Issue 1, 3, 5, 7, 11, 13, 17... up to N for N registered voters. Mix them up and hand out randomly. So let's say you get 5 and I get 7.

To vote, you cast your prime for a candidate, thereby consuming it. No two candidates can share a prime, because their checksums will have a common factor, which is not allowed.

If we both vote for candidate A, his checkproduct is now 35.

If ballots 11, 13 and 17 vote for candidate B, his checkproduct is 2431. Because 2431/5 = 486.2 (non-integer), you can verify that your vote was not counted for B, but it was for A, because 35/5 = 7 (an integer). And because 2431 and 35 don't share any factors, no two votes were counted twice.


Why do you need primes? You could just give everyone a number and publish which numbers voted for each candidate. That is effectively equivalent to what you are doing since each total product can be factored into the primes that voted for it anyways.


It doesn't work: let's take 4 people and they vote for two choices "1" or "2".

I cheat when I give people their random numbers: A gets 5, B gets 5, C gets 7, D gets 11.

Now they all cast their vote: A -> 1 B -> 1 C -> 2 D -> 2

Let's tally the votes, the result for choice 1 is 5 and the result for choice 2 is 77.

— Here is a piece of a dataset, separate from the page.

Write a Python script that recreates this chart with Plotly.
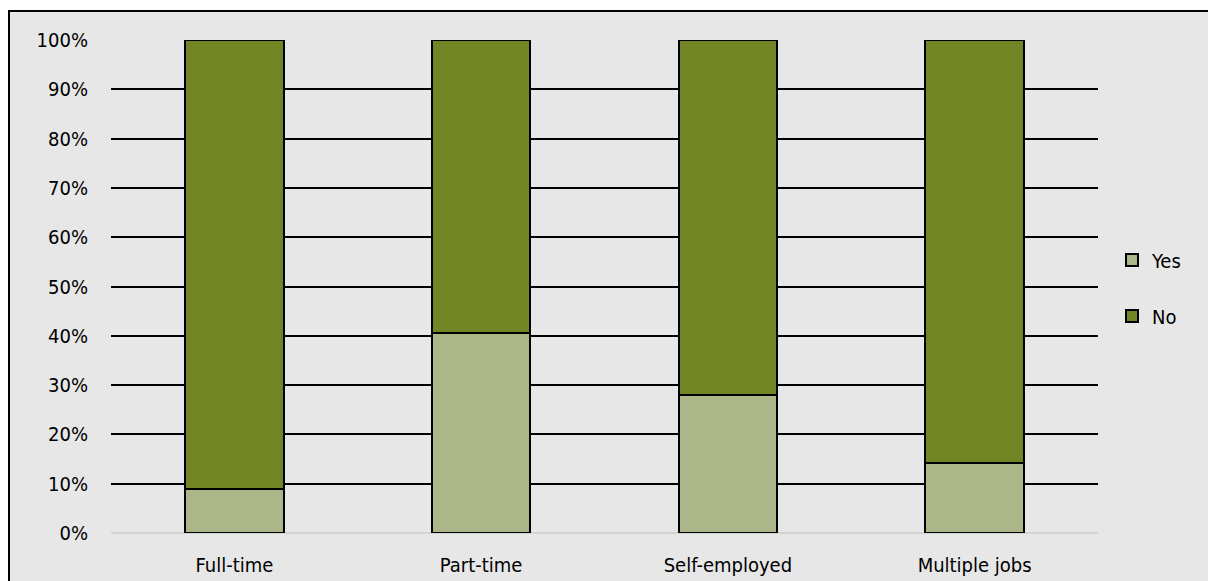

A checks that its vote has been counted 5%5 == 0 so it's good. B checks that its vote has been counted 5%5 == 0 so it's good. C checks that its vote has been counted 77%7 == 0 so it's good. D checks that its vote has been counted 77%11 == 0 so it's good.

For everybody the result appears to be one vote for choice 1, 2 votes for choice 2 and 1 abstention, your scheme does not detect any wrongdoing here.


Of course, you also have to check that your vote was not counted for any of the other candidates.


None of the voters had their vote counted to another candidate here but the result is wrong.

This voting scheme is just broken.


In this system you have to trust that the issuing authority never reuses primes. That seeems like a major downside, and something that is hard to overcome with transparency.


People would definitely notice if the checkproduct for two candidates had a nontrivial gcd. Which is almost guaranteed to happen if primes are recycled to a significant degree.